### Figure scripts

----

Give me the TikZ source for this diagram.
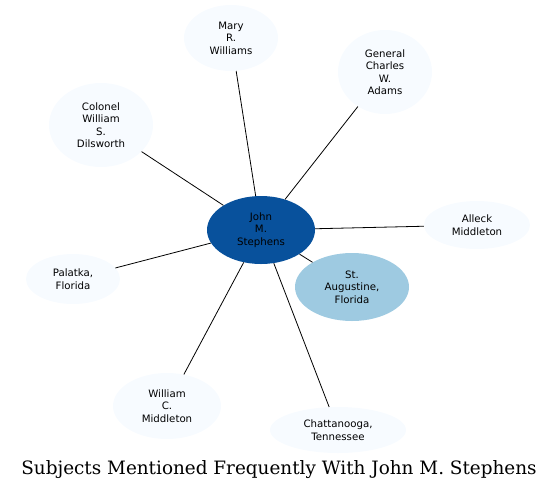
\documentclass[tikz,border=0pt]{standalone}
\usepackage{fontspec}
\newfontfamily\nodefont{DejaVu Sans}
\newfontfamily\titlefont{DejaVu Serif}
\usetikzlibrary{shapes.geometric}
\definecolor{hubblue}{HTML}{08519C}
\definecolor{midblue}{HTML}{9ECAE1}
\definecolor{paleblue}{HTML}{F7FBFF}
\tikzset{
    subj/.style={ellipse, fill=paleblue, inner sep=0pt, align=center,
        font=\nodefont\fontsize{10.2}{12.5}\selectfont},
    link/.style={black, line width=0.8pt}
}
\begin{document}
\begin{tikzpicture}[x=1pt, y=-1pt]
    \useasboundingbox (0,0) rectangle (559,491);
    % hub
    \node[subj, fill=hubblue, minimum width=108, minimum height=68] (john) at (261,230) {John\\M.\\Stephens};
    % subjects round it
    \node[subj, minimum width=94, minimum height=66] (mary) at (231,38) {Mary\\R.\\Williams};
    \node[subj, minimum width=94, minimum height=84] (adams) at (385,72) {General\\Charles\\W.\\Adams};
    \node[subj, minimum width=104, minimum height=84] (dilsworth) at (101,125) {Colonel\\William\\S.\\Dilsworth};
    \node[subj, minimum width=106, minimum height=48] (alleck) at (477,225) {Alleck\\Middleton};
    \node[subj, fill=midblue, minimum width=114, minimum height=68] (augustine) at (352,287) {St.\\Augustine,\\Florida};
    \node[subj, minimum width=94, minimum height=50] (palatka) at (73,279) {Palatka,\\Florida};
    \node[subj, minimum width=108, minimum height=66] (william) at (167,406) {William\\C.\\Middleton};
    \node[subj, minimum width=136, minimum height=46] (chatt) at (338,430) {Chattanooga,\\Tennessee};
    % links
    \foreach \nm in {mary, adams, dilsworth, alleck, augustine, palatka, william, chatt}
        \draw[link] (john) -- (\nm);
    \node[font=\titlefont\fontsize{18.4}{22}\selectfont, inner sep=0pt, anchor=base] (title) at (279,474) {Subjects Mentioned Frequently With John M. Stephens};
\end{tikzpicture}
\end{document}
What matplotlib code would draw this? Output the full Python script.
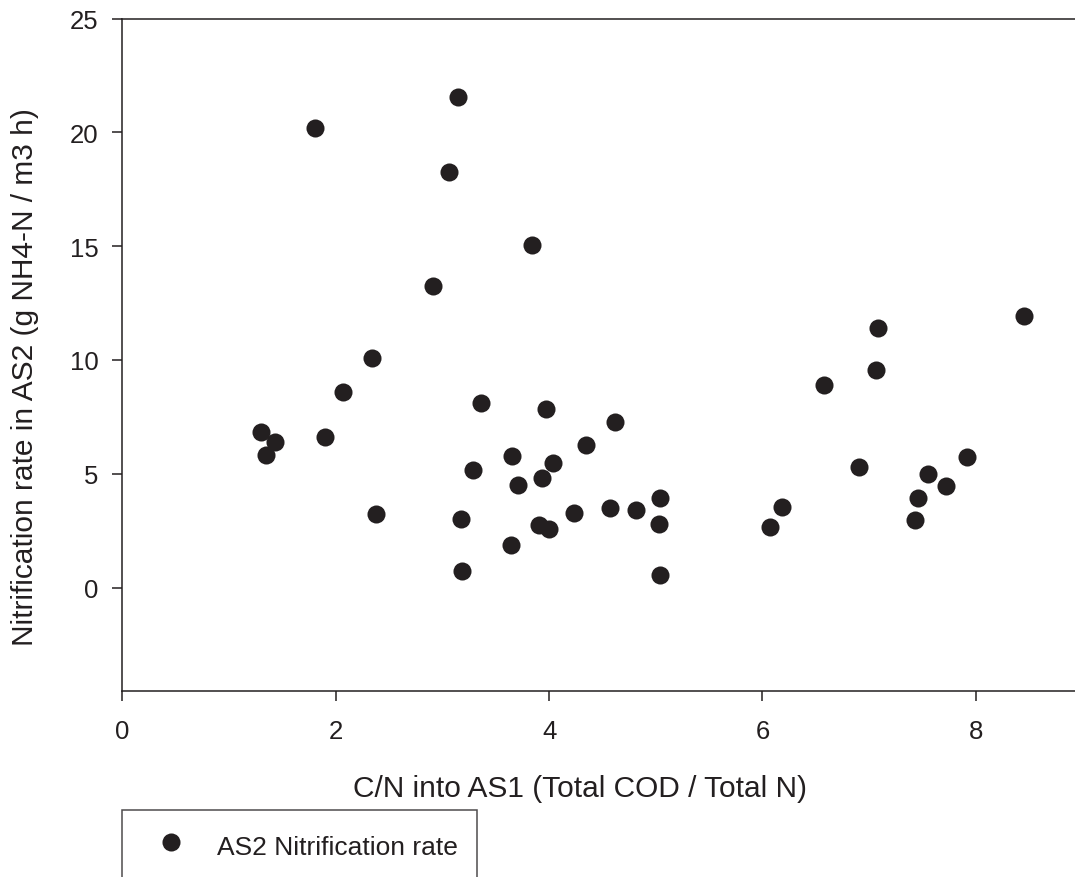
import matplotlib
matplotlib.use("Agg")
import matplotlib.pyplot as plt

plt.rcParams['font.family'] = ['Liberation Sans', 'DejaVu Sans']

# C/N ratio into AS1 (Total COD / Total N)
cn_ratio = [3.15, 1.81, 3.06, 3.84, 2.91, 2.34, 2.07, 1.30, 1.43, 1.35,
            1.90, 2.38, 3.36, 3.65, 3.29, 3.71, 3.17, 3.64, 3.18, 3.97,
            4.62, 4.35, 4.04, 3.93, 3.91, 4.00, 4.23, 4.57, 4.81, 5.04,
            5.03, 5.04, 8.45, 7.08, 7.06, 6.58, 6.90, 7.92, 7.55, 7.72,
            7.46, 6.18, 6.07, 7.43]

# AS2 nitrification rate (g NH4-N / m3 h)
nitrification = [21.55, 20.18, 18.25, 15.07, 13.24, 10.10, 8.60, 6.85, 6.39, 5.82,
                 6.62, 3.25, 8.10, 5.80, 5.18, 4.50, 3.01, 1.88, 0.71, 7.84,
                 7.29, 6.26, 5.48, 4.80, 2.76, 2.56, 3.28, 3.51, 3.42, 3.94,
                 2.81, 0.54, 11.92, 11.42, 9.58, 8.90, 5.29, 5.73, 5.01, 4.47,
                 3.95, 3.54, 2.67, 2.98]

x_ticks = [0, 2, 4, 6, 8]
y_ticks = [0, 5, 10, 15, 20, 25]

ink = '#231f20'
W, H = 1075, 878
fig = plt.figure(figsize=(W / 100, H / 100), dpi=100)

left_px, right_px = 122.3, 1075
bottom_px, top_px = 691.7, 19.5
ax = fig.add_axes([left_px / W, 1 - bottom_px / H,
                   (right_px - left_px) / W, (bottom_px - top_px) / H])

ax.plot(cn_ratio, nitrification, 'o', ls='none', color=ink,
        markersize=13, markeredgewidth=0, label='AS2 Nitrification rate',
        clip_on=False)

ax.set_xlim(0, 8.929)
ax.set_ylim(-4.53, 25)
ax.set_xticks(x_ticks)
ax.set_yticks(y_ticks)
ax.set_xticklabels([str(t) for t in x_ticks])
ax.set_yticklabels([str(t) for t in y_ticks])

for side in ('left', 'bottom', 'top'):
    ax.spines[side].set_color(ink)
    ax.spines[side].set_linewidth(1.1)
ax.spines['right'].set_visible(False)

ax.tick_params(axis='x', direction='out', length=7.2, width=1.1,
               color=ink, labelcolor=ink, labelsize=18.5, pad=13)
ax.tick_params(axis='y', direction='out', length=7.2, width=1.1,
               color=ink, labelcolor=ink, labelsize=18.5, pad=10)
ax.tick_params(top=False, right=False)

ax.set_xlabel('C/N into AS1 (Total COD / Total N)', fontsize=21.5, color=ink)
ax.set_ylabel('Nitrification rate in AS2 (g NH4-N / m3 h)', fontsize=21.5, color=ink)
ax_w = right_px - left_px
ax_h = bottom_px - top_px
ax.xaxis.set_label_coords((579.7 - left_px) / ax_w, (bottom_px - 775) / ax_h)
ax.yaxis.set_label_coords((39 - left_px) / ax_w, (bottom_px - 377.5) / ax_h)

leg = fig.legend(loc='upper left', bbox_to_anchor=(122.3 / W, 1 - 811 / H),
                 borderaxespad=0, fontsize=19, frameon=True, fancybox=False,
                 borderpad=0.73, handlelength=2.22, handletextpad=0.62,
                 handleheight=1.55, numpoints=1)
frame = leg.get_frame()
frame.set_edgecolor(ink)
frame.set_linewidth(1.1)
frame.set_facecolor('white')
for txt in leg.get_texts():
    txt.set_color(ink)

fig.savefig('out.png', dpi=100)
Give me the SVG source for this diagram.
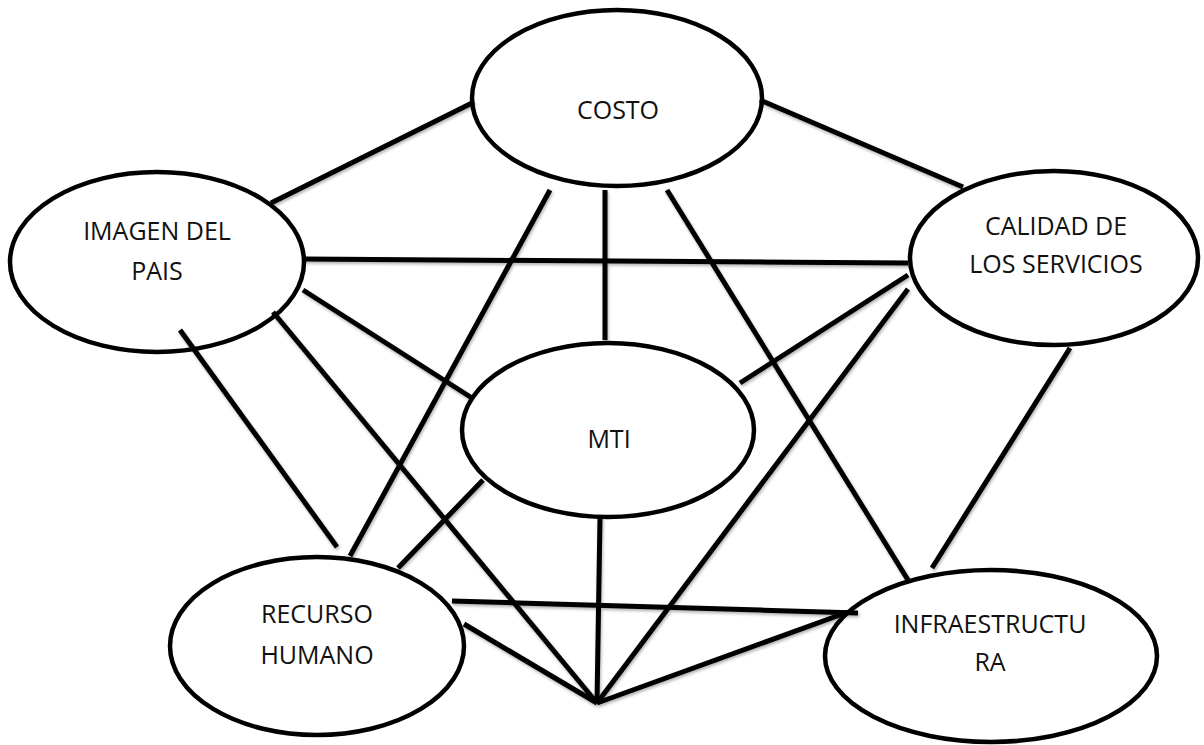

----

### SET EXERCISE
Start at the line above containing "What matplotlib code" and stop at the line containing "fig = plt.figure(figsize=(W": print those lines and everything between them exactly, but not the pictures.

### RESPONSE
What matplotlib code would draw this? Output the full Python script.
import matplotlib
matplotlib.use("Agg")
import matplotlib.pyplot as plt

plt.rcParams['font.family'] = ['Liberation Sans', 'DejaVu Sans']

# C/N ratio into AS1 (Total COD / Total N)
cn_ratio = [3.15, 1.81, 3.06, 3.84, 2.91, 2.34, 2.07, 1.30, 1.43, 1.35,
            1.90, 2.38, 3.36, 3.65, 3.29, 3.71, 3.17, 3.64, 3.18, 3.97,
            4.62, 4.35, 4.04, 3.93, 3.91, 4.00, 4.23, 4.57, 4.81, 5.04,
            5.03, 5.04, 8.45, 7.08, 7.06, 6.58, 6.90, 7.92, 7.55, 7.72,
            7.46, 6.18, 6.07, 7.43]

# AS2 nitrification rate (g NH4-N / m3 h)
nitrification = [21.55, 20.18, 18.25, 15.07, 13.24, 10.10, 8.60, 6.85, 6.39, 5.82,
                 6.62, 3.25, 8.10, 5.80, 5.18, 4.50, 3.01, 1.88, 0.71, 7.84,
                 7.29, 6.26, 5.48, 4.80, 2.76, 2.56, 3.28, 3.51, 3.42, 3.94,
                 2.81, 0.54, 11.92, 11.42, 9.58, 8.90, 5.29, 5.73, 5.01, 4.47,
                 3.95, 3.54, 2.67, 2.98]

x_ticks = [0, 2, 4, 6, 8]
y_ticks = [0, 5, 10, 15, 20, 25]

ink = '#231f20'
W, H = 1075, 878
fig = plt.figure(figsize=(W / 100, H / 100), dpi=100)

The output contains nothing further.